Let's look at the most likely items damaged in a propstrike, in order of decreasing severity

(a) crank is cracked

(b) crank is bent

(c) either of the main gears damaged

(d) camshaft damage

(e) case cracking 

(f) valve damage.

In the 60's, dialing the flange was considered sufficient. However, that catches only (b), though (f) is easily added to the inspection. 

For certified A/C, a teardown is required. Lycoming requires this via A/D because there are some accessory drive mechanisms that can slip (bolted on gear), while Continental only has a SB.

Teledyne Continental Motors Service Bulletin SB-96-11

Lycoming AD 2004-10-14C

Mitigating factors:

Propstrike severity goes something like: metal, wood, composite. The composites are the most benign because they shatter and dissipate energy.  In all likelihood, you won't find anything wrong.

Since it's experimental, you get to decide what your level of risk tolerance is.  <Unsolicited opinion follows> My opinion is that this being a 2-place aircraft makes a difference here because you have to consider what the passenger's risk tolerance will be. I'm betting if Sandy reads this thread, you're doing that teardown.  The cost is usually covered under insurance, so...why not do it?  </end opinion>

I'll leave this one here, too.


Tri Q200. 

--- In q-list@..., <jnmarstall@...> wrote:

In that case, throw a revmaster prop on it and let-er go.  (may want to clip that right canard the same length as the left one so you don't fly in circles.
On 9/8/2013 10:42 PM, Sam Hoskins wrote:

Correction: I only run the engine at 3,150.


Sent via wireless gizmo.

On Sep 8, 2013 9:39 PM, "jnmarstall" <jnmarstall@...> wrote:

If Sam only flew his Q on Sundays to church and back, maybe, just maybe a only a dial check would be necessary.  But taking into consideration that Sam doesn't fly his Q like the rest of us; instead for hours at 3200rpm and 500'agl, I would sure feel better if he tore it down for a peek-see.
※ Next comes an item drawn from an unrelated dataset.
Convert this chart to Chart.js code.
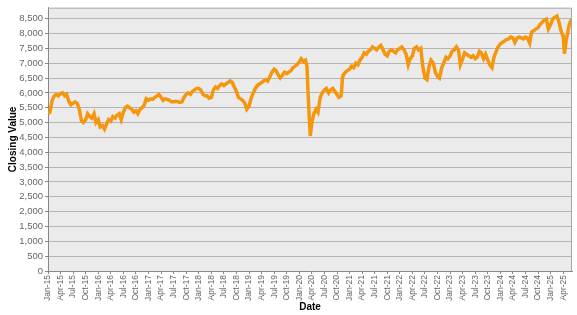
<!DOCTYPE html>
<html>
<head>
<meta charset="utf-8">
<script src="https://cdn.jsdelivr.net/npm/chart.js@4.4.1/dist/chart.umd.min.js"></script>
<style>
  html, body { margin: 0; padding: 0; background: #fff; }
  #wrap { width: 577px; height: 315px; }
</style>
</head>
<body>
<div id="wrap"><canvas id="chart" width="577" height="315"></canvas></div>
<script>
// closing values, roughly twice a month
const dates = [
  "2015-01-01","2015-01-15","2015-02-01","2015-02-15","2015-03-01","2015-03-15","2015-04-01","2015-04-15","2015-05-01","2015-05-15","2015-06-01","2015-06-15",
  "2015-07-01","2015-07-15","2015-08-01","2015-08-15","2015-09-01","2015-09-15","2015-10-01","2015-10-15","2015-11-01","2015-11-15","2015-12-01","2015-12-15",
  "2016-01-01","2016-01-15","2016-02-01","2016-02-15","2016-03-01","2016-03-15","2016-04-01","2016-04-15","2016-05-01","2016-05-15","2016-06-01","2016-06-15",
  "2016-07-01","2016-07-15","2016-08-01","2016-08-15","2016-09-01","2016-09-15","2016-10-01","2016-10-15","2016-11-01","2016-11-15","2016-12-01","2016-12-15",
  "2017-01-01","2017-01-15","2017-02-01","2017-02-15","2017-03-01","2017-03-15","2017-04-01","2017-04-15","2017-05-01","2017-05-15","2017-06-01","2017-06-15",
  "2017-07-01","2017-07-15","2017-08-01","2017-08-15","2017-09-01","2017-09-15","2017-10-01","2017-10-15","2017-11-01","2017-11-15","2017-12-01","2017-12-15",
  "2018-01-01","2018-01-15","2018-02-01","2018-02-15","2018-03-01","2018-03-15","2018-04-01","2018-04-15","2018-05-01","2018-05-15","2018-06-01","2018-06-15",
  "2018-07-01","2018-07-15","2018-08-01","2018-08-15","2018-09-01","2018-09-15","2018-10-01","2018-10-15","2018-11-01","2018-11-15","2018-12-01","2018-12-15",
  "2019-01-01","2019-01-15","2019-02-01","2019-02-15","2019-03-01","2019-03-15","2019-04-01","2019-04-15","2019-05-01","2019-05-15","2019-06-01","2019-06-15",
  "2019-07-01","2019-07-15","2019-08-01","2019-08-15","2019-09-01","2019-09-15","2019-10-01","2019-10-15","2019-11-01","2019-11-15","2019-12-01","2019-12-15",
  "2020-01-01","2020-01-15","2020-02-01","2020-02-15","2020-02-25","2020-03-01","2020-03-10","2020-03-20","2020-04-01","2020-04-15","2020-05-01","2020-05-15",
  "2020-06-01","2020-06-15","2020-07-01","2020-07-15","2020-08-01","2020-08-15","2020-09-01","2020-09-15","2020-10-01","2020-10-15","2020-11-01","2020-11-10",
  "2020-11-15","2020-12-01","2020-12-15",
  "2021-01-01","2021-01-15","2021-02-01","2021-02-15","2021-03-01","2021-03-15","2021-04-01","2021-04-15","2021-05-01","2021-05-15","2021-06-01","2021-06-15",
  "2021-07-01","2021-07-15","2021-08-01","2021-08-15","2021-09-01","2021-09-15","2021-10-01","2021-10-15","2021-11-01","2021-11-15","2021-12-01","2021-12-15",
  "2022-01-01","2022-01-15","2022-02-01","2022-02-15","2022-03-01","2022-03-15","2022-04-01","2022-04-15","2022-05-01","2022-05-15","2022-06-01","2022-06-15",
  "2022-07-01","2022-07-15","2022-08-01","2022-08-15","2022-09-01","2022-09-15","2022-10-01","2022-10-15","2022-11-01","2022-11-15","2022-12-01","2022-12-15",
  "2023-01-01","2023-01-15","2023-02-01","2023-02-15","2023-03-01","2023-03-15","2023-04-01","2023-04-15","2023-05-01","2023-05-15","2023-06-01","2023-06-15",
  "2023-07-01","2023-07-15","2023-08-01","2023-08-15","2023-09-01","2023-09-15","2023-10-01","2023-10-15","2023-11-01","2023-11-15","2023-12-01","2023-12-15",
  "2024-01-01","2024-01-15","2024-02-01","2024-02-15","2024-03-01","2024-03-15","2024-04-01","2024-04-15","2024-05-01","2024-05-15","2024-06-01","2024-06-15",
  "2024-07-01","2024-07-15","2024-08-01","2024-08-15","2024-09-01","2024-09-15","2024-10-01","2024-10-15","2024-11-01","2024-11-15","2024-12-01","2024-12-15",
  "2025-01-01","2025-01-15","2025-02-01","2025-02-15","2025-03-01","2025-03-15","2025-04-01","2025-04-10","2025-04-20","2025-05-01","2025-05-15","2025-05-31"
];
const closing = [
  5300,5350,5750,5900,5950,5900,5980,6000,5900,5950,5700,5600,
  5650,5700,5650,5450,5050,5000,5100,5300,5200,5150,5300,5000,
  5100,4850,4900,4780,4950,5100,5050,5200,5150,5250,5300,5100,
  5350,5500,5550,5500,5450,5350,5400,5300,5450,5500,5600,5800,
  5750,5800,5780,5850,5900,5950,5850,5750,5800,5780,5750,5700,
  5700,5720,5700,5680,5700,5850,5950,6000,5950,6050,6100,6150,
  6150,6100,5950,5900,5900,5820,5850,6100,6200,6150,6250,6300,
  6250,6300,6350,6400,6350,6200,6050,5850,5800,5750,5650,5450,
  5550,5800,6000,6150,6250,6300,6350,6400,6450,6400,6550,6700,
  6800,6750,6600,6500,6600,6700,6650,6700,6750,6850,6900,6950,
  7050,7150,7050,7100,6900,6300,5400,4550,5000,5300,5450,5350,
  5850,6000,6100,6150,6000,6100,6150,6050,5950,5850,5900,6500,
  6600,6700,6750,
  6800,6900,6850,7000,6950,7100,7200,7350,7300,7400,7450,7550,
  7500,7450,7550,7600,7450,7300,7250,7400,7450,7400,7350,7450,
  7500,7550,7450,7300,6950,7150,7250,7500,7550,7450,7500,6900,
  6500,6450,6900,7100,7000,6700,6550,6500,6850,7000,7200,7150,
  7250,7400,7450,7550,7450,6950,7150,7350,7300,7250,7200,7250,
  7150,7200,7400,7350,7150,7300,7100,6950,6850,7200,7400,7550,
  7650,7700,7750,7800,7820,7880,7850,7700,7850,7880,7850,7820,
  7880,7850,7680,8050,8100,8150,8200,8300,8380,8450,8480,8150,
  8300,8480,8550,8590,8380,8100,7900,7320,7700,7980,8300,8480
];
const monthNames = ["Jan","Feb","Mar","Apr","May","Jun","Jul","Aug","Sep","Oct","Nov","Dec"];
const yTicks = [0,500,1000,1500,2000,2500,3000,3500,4000,4500,5000,5500,6000,6500,7000,7500,8000,8500];

// months since Jan 2015
function toMonths(s) {
  const p = s.split("-").map(Number);
  const dim = new Date(p[0], p[1], 0).getDate();
  return (p[0] - 2015) * 12 + (p[1] - 1) + (p[2] - 1) / dim;
}
const points = dates.map((d, i) => ({ x: toMonths(d), y: closing[i] }));

const plotBg = {
  id: "plotBg",
  beforeDraw(chart) {
    const { ctx, chartArea: a } = chart;
    ctx.save();
    ctx.fillStyle = "#ebebeb";
    ctx.fillRect(a.left, a.top, a.right - a.left, a.bottom - a.top);
    ctx.restore();
  },
  afterDatasetsDraw(chart) {
    const { ctx, chartArea: a } = chart;
    ctx.save();
    ctx.strokeStyle = "#a8a8a8";
    ctx.lineWidth = 1;
    ctx.beginPath();
    ctx.moveTo(a.left, a.top + 0.5);
    ctx.lineTo(a.right - 0.5, a.top + 0.5);
    ctx.lineTo(a.right - 0.5, a.bottom);
    ctx.stroke();
    ctx.restore();
  }
};

const font = "Liberation Sans, Arial, sans-serif";

new Chart(document.getElementById("chart"), {
  type: "line",
  data: {
    datasets: [{
      data: points,
      borderColor: "#f5960f",
      borderWidth: 3.5,
      pointRadius: 0,
      tension: 0,
      fill: false
    }]
  },
  options: {
    responsive: false,
    animation: false,
    layout: { padding: { top: 3, right: 5, left: 0, bottom: 0 } },
    plugins: { legend: { display: false }, tooltip: { enabled: false } },
    scales: {
      x: {
        type: "linear",
        min: 0,
        max: 125.1,
        afterBuildTicks(scale) {
          const t = [];
          for (let m = 0; m <= 123; m += 3) t.push({ value: m });
          scale.ticks = t;
        },
        afterFit(scale) { scale.height = 44; },
        ticks: {
          minRotation: 90,
          maxRotation: 90,
          autoSkip: false,
          padding: 1,
          color: "#666",
          font: { family: font, size: 8.5 },
          callback(v) {
            const y = Math.floor(v / 12), m = v % 12;
            return monthNames[m] + "-" + String(15 + y);
          }
        },
        grid: { drawOnChartArea: false, tickLength: 3, color: "#888" },
        border: { color: "#888" },
        title: {
          display: true,
          text: "Date",
          color: "#000",
          padding: { top: 0, bottom: 2 },
          font: { family: font, size: 10, weight: "bold" }
        }
      },
      y: {
        min: 0,
        max: 8870,
        afterBuildTicks(scale) {
          scale.ticks = yTicks.map(v => ({ value: v }));
        },
        afterFit(scale) { scale.width = 48; },
        ticks: {
          autoSkip: false,
          padding: 2,
          color: "#666",
          font: { family: font, size: 9.5 },
          callback(v) { return v.toLocaleString("en-US"); }
        },
        grid: { color: "#b4b4b4", lineWidth: 1, tickLength: 3, tickColor: "#888" },
        border: { color: "#888" },
        title: {
          display: true,
          text: "Closing Value",
          color: "#000",
          padding: { top: 7, bottom: 2 },
          font: { family: font, size: 10, weight: "bold" }
        }
      }
    }
  },
  plugins: [plotBg]
});
</script>
</body>
</html>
On 9/8/2013 4:28 PM, Sam Hoskins wrote:
I just posted this on the Q-200 Engine list.

---------- Forwarded message ----------
From: Sam Hoskins <sam.hoskins@...>
Date: Sun, Sep 8, 2013 at 3:26 PM
Subject: Sudden Engine Stoppage
To: Q-200 Engine Group <Q-200_Engine_Group@...>

So as you may have seen, I had a sudden engine stoppage.  You can see the pictures here:

I downloaded the Dynon data and it seems to indicate the engine was turning about 650 RPM, though I really doubt it was that low. It was probably more like 800-1,000 RPM, since we were still moving pretty good when the canard broke.

I have a Catto composite prop and one blade took the entire hit, meaning it stopped NOW. There was no gentle deceleration, there was no mud on the other blade.

I immediately assumed I would tear it down and have it thoroughly inspected, by an experienced shop, for any damage.  Remember, just putting a dial indicator on the crank flange doesn't tell the whole story. Think of all the internal rotating parts that instantly stop.  The pistons, connecting rods,gears and magneto.

So, as of today, I am planning the teardown.  I would appreciate any other voices of experience out there to convince me it is not needed.